Requirement >>
Return all lines from the listing below in which the string "picture" occurs.

Working data >>
• • • • •
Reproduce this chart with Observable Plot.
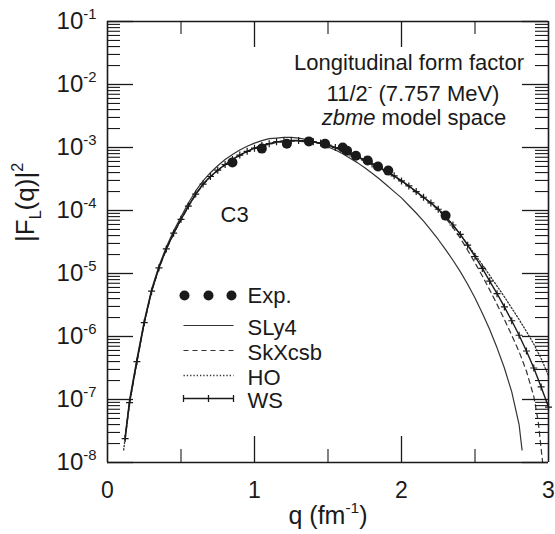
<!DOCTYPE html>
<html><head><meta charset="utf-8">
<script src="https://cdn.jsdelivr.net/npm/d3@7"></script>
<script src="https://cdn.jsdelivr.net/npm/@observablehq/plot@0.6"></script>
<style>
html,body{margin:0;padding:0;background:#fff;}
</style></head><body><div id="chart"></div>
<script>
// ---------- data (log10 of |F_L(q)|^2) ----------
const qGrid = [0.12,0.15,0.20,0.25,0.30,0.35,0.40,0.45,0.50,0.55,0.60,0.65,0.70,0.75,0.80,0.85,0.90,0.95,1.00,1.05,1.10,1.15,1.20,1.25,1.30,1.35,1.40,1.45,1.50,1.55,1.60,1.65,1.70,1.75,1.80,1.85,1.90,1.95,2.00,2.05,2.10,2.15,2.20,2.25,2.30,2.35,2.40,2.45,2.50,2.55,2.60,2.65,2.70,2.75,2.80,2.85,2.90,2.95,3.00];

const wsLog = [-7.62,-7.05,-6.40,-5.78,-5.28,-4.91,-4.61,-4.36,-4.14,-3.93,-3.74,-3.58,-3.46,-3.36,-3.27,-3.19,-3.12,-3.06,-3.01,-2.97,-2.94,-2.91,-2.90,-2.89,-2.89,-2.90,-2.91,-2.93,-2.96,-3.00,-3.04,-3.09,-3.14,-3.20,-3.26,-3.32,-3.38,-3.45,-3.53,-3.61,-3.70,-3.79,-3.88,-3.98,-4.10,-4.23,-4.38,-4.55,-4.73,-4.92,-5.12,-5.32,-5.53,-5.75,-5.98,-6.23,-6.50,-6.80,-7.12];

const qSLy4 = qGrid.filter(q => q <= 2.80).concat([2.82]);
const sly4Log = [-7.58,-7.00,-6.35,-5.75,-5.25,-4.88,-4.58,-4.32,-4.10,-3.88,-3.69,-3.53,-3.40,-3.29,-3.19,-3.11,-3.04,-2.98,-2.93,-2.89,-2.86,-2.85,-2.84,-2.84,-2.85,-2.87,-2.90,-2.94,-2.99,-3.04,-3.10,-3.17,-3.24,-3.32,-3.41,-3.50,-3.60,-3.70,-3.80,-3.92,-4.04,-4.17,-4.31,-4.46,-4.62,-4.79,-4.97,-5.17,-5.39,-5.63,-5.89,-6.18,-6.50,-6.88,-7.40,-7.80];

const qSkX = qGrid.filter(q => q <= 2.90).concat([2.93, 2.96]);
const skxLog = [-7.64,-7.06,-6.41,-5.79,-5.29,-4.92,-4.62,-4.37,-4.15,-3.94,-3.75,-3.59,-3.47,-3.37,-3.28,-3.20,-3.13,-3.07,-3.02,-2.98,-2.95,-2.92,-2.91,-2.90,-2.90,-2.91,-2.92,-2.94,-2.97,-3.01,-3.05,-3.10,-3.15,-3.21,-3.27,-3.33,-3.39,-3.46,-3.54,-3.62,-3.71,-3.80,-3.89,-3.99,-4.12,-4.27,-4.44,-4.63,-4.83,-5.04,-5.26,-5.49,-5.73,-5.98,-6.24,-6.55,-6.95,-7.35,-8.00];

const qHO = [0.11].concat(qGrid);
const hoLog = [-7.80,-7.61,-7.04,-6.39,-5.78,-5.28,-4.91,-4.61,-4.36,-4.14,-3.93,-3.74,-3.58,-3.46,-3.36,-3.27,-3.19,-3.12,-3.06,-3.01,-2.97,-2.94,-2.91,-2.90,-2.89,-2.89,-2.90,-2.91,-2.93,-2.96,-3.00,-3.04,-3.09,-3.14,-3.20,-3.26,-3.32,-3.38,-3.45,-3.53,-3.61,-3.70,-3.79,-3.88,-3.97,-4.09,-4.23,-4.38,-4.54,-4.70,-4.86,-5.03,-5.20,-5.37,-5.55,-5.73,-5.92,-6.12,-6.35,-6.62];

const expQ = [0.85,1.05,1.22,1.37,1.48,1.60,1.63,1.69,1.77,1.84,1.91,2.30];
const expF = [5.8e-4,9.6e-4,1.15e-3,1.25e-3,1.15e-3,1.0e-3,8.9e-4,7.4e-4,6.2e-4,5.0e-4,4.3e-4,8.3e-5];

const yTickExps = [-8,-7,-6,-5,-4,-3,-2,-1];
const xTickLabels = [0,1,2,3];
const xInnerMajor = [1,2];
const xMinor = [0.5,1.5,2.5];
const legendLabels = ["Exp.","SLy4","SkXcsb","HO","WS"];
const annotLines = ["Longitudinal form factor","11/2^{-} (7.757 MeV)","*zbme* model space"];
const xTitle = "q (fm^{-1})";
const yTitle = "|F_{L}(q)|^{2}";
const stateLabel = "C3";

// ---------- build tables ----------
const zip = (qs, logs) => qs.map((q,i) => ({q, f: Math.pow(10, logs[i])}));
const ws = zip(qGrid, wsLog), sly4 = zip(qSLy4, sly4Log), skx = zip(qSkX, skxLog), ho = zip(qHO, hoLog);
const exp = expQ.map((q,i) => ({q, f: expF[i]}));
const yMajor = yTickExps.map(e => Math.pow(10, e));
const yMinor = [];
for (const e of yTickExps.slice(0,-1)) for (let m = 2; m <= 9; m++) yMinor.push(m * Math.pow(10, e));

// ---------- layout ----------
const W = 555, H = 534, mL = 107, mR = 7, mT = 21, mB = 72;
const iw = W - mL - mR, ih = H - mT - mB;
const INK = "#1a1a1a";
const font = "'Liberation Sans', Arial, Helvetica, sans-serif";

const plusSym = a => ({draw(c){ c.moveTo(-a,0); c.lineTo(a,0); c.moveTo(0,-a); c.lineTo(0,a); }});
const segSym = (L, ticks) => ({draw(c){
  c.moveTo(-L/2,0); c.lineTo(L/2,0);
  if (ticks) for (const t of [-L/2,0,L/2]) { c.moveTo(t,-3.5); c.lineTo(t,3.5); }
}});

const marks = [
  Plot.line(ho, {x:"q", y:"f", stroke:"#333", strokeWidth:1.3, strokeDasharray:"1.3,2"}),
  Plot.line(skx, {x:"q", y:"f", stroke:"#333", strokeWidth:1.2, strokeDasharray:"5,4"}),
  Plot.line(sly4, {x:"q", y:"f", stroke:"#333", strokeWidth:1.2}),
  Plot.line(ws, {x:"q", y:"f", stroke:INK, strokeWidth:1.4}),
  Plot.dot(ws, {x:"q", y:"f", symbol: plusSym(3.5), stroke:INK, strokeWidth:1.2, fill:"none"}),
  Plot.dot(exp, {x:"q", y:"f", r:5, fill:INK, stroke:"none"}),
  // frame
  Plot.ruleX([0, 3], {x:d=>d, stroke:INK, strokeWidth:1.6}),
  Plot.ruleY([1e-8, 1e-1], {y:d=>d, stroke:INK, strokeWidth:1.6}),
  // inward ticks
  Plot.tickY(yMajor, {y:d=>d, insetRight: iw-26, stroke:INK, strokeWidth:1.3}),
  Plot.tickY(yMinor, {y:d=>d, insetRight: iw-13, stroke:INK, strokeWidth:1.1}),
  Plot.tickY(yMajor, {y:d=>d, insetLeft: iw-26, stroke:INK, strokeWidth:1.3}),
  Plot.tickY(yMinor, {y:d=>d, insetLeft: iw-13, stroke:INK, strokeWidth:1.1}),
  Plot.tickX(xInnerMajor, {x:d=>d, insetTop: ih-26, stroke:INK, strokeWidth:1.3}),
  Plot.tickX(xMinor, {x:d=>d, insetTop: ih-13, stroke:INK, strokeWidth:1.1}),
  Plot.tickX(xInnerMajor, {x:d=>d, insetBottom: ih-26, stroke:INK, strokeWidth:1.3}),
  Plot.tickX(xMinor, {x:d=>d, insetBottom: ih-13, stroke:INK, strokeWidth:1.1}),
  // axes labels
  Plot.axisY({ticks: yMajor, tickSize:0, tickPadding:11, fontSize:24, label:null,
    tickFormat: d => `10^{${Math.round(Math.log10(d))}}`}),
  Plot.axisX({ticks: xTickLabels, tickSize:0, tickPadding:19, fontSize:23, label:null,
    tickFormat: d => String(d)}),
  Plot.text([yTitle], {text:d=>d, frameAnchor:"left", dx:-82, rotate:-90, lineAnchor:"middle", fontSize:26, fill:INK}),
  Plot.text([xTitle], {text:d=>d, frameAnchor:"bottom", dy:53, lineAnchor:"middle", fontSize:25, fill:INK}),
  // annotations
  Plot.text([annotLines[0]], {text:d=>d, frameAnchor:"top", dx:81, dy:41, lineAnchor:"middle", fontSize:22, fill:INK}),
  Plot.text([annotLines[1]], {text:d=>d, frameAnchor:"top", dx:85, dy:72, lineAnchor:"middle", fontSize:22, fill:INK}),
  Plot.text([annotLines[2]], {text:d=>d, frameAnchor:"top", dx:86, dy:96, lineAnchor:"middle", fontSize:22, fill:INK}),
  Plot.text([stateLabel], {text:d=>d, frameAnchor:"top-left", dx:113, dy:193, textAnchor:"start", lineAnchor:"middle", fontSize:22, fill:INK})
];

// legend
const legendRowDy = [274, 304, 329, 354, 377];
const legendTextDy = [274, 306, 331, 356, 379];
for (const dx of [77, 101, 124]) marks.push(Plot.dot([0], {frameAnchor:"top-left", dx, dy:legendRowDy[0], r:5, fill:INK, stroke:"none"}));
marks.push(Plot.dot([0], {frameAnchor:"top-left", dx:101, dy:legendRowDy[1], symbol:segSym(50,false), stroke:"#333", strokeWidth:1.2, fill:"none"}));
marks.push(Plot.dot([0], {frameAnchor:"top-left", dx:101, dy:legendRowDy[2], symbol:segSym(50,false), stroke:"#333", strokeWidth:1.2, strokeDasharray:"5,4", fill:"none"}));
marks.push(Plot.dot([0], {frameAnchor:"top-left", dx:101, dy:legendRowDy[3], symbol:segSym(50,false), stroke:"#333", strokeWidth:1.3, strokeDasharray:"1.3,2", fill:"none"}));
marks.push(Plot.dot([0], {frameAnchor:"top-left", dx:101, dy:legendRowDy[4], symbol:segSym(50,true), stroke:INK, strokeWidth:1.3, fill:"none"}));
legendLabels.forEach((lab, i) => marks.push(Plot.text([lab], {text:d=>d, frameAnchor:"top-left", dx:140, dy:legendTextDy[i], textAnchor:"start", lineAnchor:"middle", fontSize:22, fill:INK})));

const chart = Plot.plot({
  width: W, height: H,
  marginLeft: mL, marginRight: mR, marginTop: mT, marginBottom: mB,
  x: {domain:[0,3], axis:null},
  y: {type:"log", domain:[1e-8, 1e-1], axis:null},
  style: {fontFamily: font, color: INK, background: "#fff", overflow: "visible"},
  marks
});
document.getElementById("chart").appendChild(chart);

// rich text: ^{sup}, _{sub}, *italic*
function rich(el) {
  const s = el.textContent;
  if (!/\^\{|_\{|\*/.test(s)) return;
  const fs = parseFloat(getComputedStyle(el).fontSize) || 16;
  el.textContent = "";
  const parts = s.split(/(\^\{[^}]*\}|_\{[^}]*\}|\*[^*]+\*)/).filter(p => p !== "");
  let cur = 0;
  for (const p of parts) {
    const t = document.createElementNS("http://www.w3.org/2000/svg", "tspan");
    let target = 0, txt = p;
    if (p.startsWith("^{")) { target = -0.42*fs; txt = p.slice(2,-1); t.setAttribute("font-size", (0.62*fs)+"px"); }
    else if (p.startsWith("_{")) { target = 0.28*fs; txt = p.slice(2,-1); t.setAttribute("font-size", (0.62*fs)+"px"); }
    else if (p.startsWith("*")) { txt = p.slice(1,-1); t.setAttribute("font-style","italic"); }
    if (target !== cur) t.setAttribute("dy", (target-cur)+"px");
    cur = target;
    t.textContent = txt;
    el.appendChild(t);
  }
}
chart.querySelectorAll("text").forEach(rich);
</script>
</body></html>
• • • • •
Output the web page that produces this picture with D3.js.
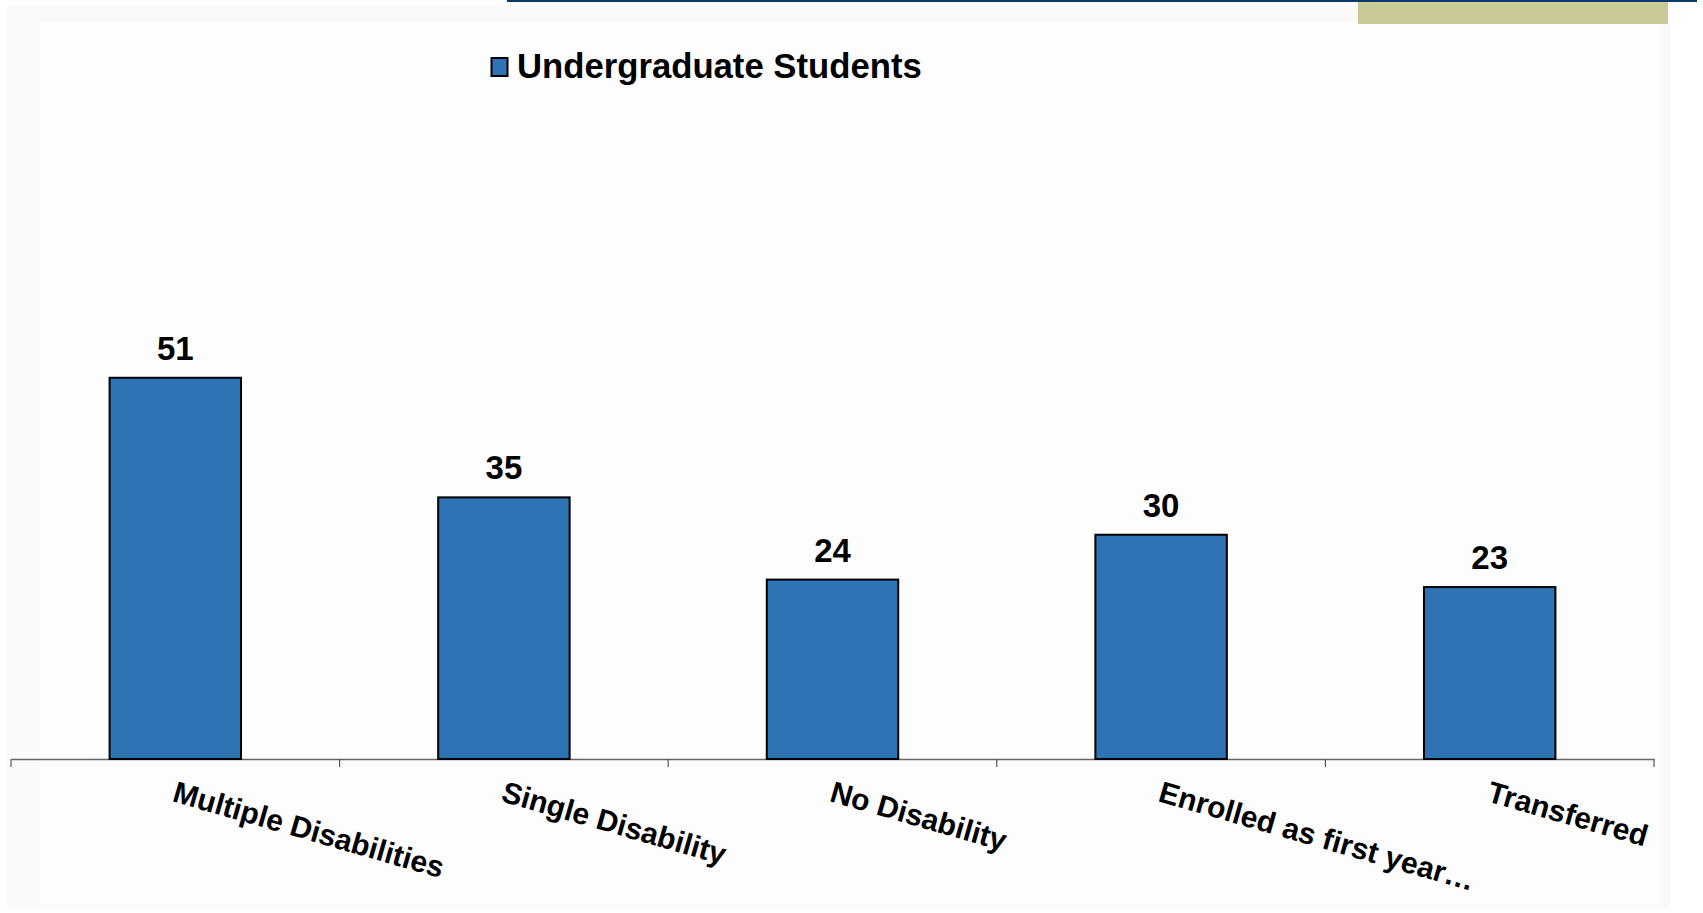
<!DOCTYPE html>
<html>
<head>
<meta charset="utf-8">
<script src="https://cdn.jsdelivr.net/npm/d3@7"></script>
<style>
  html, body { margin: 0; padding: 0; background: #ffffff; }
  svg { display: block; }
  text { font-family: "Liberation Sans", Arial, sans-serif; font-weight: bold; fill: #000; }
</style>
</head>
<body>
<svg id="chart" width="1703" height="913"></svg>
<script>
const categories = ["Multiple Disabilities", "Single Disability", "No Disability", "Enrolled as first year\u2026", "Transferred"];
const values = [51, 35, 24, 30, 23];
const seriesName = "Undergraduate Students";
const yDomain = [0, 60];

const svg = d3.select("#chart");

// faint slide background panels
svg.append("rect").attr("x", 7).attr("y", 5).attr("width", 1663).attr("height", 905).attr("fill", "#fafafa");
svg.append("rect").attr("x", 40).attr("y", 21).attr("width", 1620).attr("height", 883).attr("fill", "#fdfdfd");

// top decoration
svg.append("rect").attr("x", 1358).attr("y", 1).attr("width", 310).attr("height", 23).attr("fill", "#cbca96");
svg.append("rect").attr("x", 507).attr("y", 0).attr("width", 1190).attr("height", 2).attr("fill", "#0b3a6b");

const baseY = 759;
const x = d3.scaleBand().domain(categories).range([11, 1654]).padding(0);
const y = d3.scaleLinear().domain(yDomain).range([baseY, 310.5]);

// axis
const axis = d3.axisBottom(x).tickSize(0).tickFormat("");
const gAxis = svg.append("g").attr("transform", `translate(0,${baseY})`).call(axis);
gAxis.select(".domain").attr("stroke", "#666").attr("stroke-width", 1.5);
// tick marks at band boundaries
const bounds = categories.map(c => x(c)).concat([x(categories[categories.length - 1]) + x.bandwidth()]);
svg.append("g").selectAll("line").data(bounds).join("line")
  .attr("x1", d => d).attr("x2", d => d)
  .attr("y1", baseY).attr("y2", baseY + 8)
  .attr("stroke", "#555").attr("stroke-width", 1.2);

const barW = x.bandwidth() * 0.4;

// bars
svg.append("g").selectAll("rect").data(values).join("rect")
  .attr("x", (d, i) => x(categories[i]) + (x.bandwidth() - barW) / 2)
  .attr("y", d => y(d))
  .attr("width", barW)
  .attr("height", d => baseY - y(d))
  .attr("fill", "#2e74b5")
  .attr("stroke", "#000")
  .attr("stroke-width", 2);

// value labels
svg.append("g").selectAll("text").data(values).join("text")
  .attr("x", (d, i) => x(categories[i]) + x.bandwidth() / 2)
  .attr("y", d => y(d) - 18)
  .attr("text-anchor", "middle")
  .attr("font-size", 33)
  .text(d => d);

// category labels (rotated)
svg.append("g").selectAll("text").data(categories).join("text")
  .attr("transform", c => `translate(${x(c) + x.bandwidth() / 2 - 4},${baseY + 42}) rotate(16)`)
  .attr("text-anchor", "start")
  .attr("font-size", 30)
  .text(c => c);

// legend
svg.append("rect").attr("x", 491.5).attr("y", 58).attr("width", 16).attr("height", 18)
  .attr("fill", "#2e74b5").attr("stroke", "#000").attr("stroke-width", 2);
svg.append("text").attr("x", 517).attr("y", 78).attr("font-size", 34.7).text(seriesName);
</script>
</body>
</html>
• • • • •
Answer below >>
Output the web page that produces this picture with D3.js.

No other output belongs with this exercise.